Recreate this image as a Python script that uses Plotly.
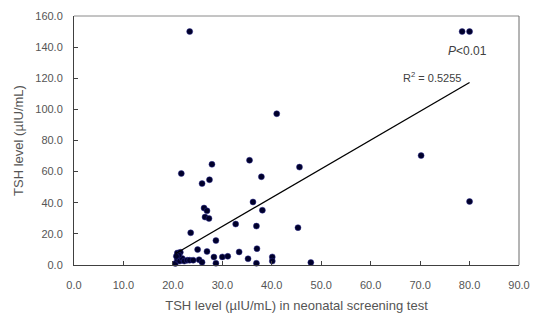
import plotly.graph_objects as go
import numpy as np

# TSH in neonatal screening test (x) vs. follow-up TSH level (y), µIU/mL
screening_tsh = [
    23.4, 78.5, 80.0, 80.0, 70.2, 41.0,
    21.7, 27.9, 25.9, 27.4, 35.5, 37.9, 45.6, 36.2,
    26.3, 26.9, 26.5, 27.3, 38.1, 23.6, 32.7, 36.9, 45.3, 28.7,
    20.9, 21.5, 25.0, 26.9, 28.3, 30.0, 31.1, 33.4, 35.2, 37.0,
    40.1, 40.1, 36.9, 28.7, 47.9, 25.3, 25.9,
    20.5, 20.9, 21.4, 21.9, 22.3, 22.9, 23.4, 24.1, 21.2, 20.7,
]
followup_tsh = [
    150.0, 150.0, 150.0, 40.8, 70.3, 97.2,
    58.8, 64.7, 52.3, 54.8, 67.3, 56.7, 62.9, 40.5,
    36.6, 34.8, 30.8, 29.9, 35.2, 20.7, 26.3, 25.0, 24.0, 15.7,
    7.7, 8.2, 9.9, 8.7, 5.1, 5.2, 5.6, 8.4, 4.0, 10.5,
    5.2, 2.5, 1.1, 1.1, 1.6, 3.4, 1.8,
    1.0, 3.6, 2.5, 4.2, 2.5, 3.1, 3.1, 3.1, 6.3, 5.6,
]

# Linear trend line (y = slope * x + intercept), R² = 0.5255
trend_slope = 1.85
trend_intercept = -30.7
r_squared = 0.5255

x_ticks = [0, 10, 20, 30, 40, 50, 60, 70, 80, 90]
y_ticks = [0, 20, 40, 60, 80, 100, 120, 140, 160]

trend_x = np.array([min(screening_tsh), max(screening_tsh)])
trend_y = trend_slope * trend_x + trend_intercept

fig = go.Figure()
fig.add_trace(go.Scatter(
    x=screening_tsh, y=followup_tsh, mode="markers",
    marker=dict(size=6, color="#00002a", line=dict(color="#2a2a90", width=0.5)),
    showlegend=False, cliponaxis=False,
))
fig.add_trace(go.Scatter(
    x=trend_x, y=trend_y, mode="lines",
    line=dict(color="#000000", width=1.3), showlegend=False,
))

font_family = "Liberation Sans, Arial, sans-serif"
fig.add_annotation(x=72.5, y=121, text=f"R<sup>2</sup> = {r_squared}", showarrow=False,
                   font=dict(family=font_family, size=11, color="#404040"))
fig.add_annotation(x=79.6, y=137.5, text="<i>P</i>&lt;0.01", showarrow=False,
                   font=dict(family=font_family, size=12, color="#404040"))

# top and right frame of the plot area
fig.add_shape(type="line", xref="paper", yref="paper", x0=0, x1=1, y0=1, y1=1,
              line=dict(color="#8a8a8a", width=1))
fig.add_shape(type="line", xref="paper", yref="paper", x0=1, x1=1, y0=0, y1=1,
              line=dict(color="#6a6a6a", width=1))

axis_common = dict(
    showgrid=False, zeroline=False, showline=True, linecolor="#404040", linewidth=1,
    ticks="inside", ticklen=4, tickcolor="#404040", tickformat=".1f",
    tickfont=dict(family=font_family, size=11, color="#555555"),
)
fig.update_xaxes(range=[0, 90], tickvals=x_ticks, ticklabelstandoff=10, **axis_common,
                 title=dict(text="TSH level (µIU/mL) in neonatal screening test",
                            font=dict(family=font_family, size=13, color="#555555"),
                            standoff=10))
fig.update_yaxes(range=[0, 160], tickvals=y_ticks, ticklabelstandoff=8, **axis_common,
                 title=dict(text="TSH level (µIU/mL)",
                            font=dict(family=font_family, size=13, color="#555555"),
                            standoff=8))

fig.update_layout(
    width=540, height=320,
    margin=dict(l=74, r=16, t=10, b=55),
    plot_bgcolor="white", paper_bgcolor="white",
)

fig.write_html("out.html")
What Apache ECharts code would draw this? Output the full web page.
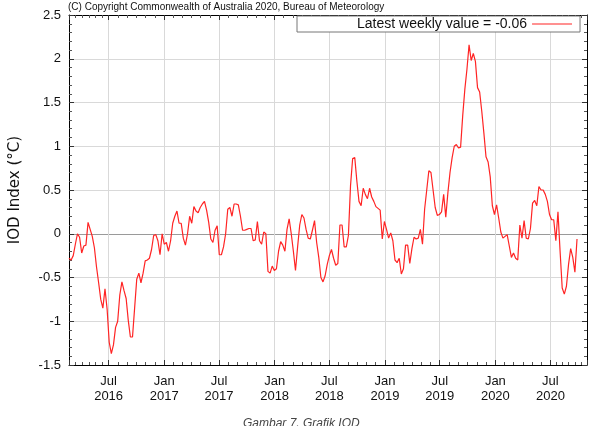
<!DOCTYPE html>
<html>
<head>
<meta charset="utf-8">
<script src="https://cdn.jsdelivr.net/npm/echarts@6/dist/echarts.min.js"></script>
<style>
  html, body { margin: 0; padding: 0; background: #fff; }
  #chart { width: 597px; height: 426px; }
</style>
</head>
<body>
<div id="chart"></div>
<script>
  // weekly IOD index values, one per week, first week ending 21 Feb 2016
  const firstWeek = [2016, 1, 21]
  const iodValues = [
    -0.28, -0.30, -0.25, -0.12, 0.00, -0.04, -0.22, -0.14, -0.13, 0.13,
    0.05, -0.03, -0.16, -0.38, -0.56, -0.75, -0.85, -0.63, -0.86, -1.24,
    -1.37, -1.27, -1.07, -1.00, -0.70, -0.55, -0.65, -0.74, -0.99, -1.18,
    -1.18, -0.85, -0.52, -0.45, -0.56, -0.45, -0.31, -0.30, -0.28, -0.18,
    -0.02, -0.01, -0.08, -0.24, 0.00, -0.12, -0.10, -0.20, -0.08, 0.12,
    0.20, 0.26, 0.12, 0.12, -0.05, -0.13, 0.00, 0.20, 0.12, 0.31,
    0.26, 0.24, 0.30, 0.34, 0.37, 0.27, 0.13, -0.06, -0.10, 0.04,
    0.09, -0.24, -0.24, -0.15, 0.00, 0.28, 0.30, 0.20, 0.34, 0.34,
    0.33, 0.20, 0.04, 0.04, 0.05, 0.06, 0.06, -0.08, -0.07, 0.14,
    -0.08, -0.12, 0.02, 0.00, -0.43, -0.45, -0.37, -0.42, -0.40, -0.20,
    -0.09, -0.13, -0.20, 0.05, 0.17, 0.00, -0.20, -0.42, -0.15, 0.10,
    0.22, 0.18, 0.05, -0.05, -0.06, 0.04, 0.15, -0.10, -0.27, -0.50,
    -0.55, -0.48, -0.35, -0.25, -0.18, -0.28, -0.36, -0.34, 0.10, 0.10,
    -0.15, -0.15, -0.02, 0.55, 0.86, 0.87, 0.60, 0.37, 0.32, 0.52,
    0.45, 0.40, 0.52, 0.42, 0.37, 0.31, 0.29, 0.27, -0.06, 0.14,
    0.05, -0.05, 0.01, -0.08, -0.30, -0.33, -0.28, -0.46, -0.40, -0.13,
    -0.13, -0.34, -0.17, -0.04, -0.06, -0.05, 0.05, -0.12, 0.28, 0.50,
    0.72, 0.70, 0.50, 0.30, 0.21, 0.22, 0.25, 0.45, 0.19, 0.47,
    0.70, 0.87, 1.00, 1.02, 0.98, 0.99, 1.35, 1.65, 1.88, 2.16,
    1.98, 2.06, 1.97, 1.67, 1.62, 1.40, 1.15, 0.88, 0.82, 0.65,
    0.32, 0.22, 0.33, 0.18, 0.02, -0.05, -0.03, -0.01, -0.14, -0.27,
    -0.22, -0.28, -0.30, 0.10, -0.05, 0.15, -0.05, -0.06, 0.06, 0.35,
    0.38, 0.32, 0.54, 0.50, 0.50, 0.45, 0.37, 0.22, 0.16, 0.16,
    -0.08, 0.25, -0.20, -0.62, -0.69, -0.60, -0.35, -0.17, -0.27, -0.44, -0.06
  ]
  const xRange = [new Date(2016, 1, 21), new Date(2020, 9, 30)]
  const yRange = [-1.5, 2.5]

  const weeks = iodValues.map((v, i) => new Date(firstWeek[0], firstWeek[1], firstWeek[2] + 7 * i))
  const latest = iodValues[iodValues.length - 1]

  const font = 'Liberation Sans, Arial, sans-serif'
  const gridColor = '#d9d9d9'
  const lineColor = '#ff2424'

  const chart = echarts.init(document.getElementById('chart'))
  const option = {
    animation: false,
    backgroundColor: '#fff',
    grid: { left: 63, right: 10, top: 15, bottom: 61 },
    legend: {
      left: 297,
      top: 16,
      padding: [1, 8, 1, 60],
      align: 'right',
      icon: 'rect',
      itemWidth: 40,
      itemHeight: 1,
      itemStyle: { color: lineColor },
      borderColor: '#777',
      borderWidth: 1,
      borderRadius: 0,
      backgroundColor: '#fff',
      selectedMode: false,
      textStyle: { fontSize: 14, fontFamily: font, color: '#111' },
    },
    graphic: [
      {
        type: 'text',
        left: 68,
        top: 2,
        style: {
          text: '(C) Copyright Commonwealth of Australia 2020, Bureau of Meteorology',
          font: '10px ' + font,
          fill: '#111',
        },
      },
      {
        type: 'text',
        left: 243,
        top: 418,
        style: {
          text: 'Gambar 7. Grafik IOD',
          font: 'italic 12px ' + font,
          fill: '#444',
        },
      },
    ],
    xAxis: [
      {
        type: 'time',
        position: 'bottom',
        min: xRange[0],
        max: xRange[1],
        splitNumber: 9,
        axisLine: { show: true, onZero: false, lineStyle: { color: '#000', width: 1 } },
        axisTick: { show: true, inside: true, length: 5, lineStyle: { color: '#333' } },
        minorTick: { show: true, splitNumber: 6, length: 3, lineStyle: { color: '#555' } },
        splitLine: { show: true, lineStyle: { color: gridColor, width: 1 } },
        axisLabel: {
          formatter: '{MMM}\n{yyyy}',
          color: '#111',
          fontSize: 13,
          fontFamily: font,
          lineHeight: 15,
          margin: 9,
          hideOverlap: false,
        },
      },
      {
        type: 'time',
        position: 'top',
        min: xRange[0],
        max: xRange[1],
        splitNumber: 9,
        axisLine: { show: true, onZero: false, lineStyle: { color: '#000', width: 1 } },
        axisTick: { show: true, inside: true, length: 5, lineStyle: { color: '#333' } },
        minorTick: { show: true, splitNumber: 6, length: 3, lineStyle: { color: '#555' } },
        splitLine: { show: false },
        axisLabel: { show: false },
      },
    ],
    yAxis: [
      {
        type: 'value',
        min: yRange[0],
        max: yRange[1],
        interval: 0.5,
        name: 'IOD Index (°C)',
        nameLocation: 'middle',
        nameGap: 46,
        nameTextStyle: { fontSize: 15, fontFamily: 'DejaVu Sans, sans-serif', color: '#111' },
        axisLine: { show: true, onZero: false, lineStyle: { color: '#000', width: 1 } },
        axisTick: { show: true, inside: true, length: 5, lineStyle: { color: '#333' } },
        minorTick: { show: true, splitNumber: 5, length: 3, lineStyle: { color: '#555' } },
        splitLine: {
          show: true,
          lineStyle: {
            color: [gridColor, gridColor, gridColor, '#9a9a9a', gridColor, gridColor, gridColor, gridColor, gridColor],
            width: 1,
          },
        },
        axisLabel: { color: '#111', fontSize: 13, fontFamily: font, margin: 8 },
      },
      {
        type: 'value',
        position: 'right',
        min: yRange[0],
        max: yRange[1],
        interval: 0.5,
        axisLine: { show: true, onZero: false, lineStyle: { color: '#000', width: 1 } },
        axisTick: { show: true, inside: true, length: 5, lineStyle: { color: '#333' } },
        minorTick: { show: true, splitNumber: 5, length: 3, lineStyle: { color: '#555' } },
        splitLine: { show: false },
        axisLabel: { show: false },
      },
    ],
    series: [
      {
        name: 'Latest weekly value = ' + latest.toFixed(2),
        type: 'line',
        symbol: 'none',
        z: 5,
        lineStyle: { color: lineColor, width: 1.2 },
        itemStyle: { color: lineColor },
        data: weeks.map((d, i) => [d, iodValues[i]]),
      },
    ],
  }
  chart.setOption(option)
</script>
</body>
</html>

══════

TASK BRIEF: Every line in the data that holds "script" should be copied out.

SOLUTION TO THIS TASK:
Recreate this image as a Python script that uses Plotly.
<script src="https://cdn.jsdelivr.net/npm/echarts@6/dist/echarts.min.js"></script>
<script>
</script>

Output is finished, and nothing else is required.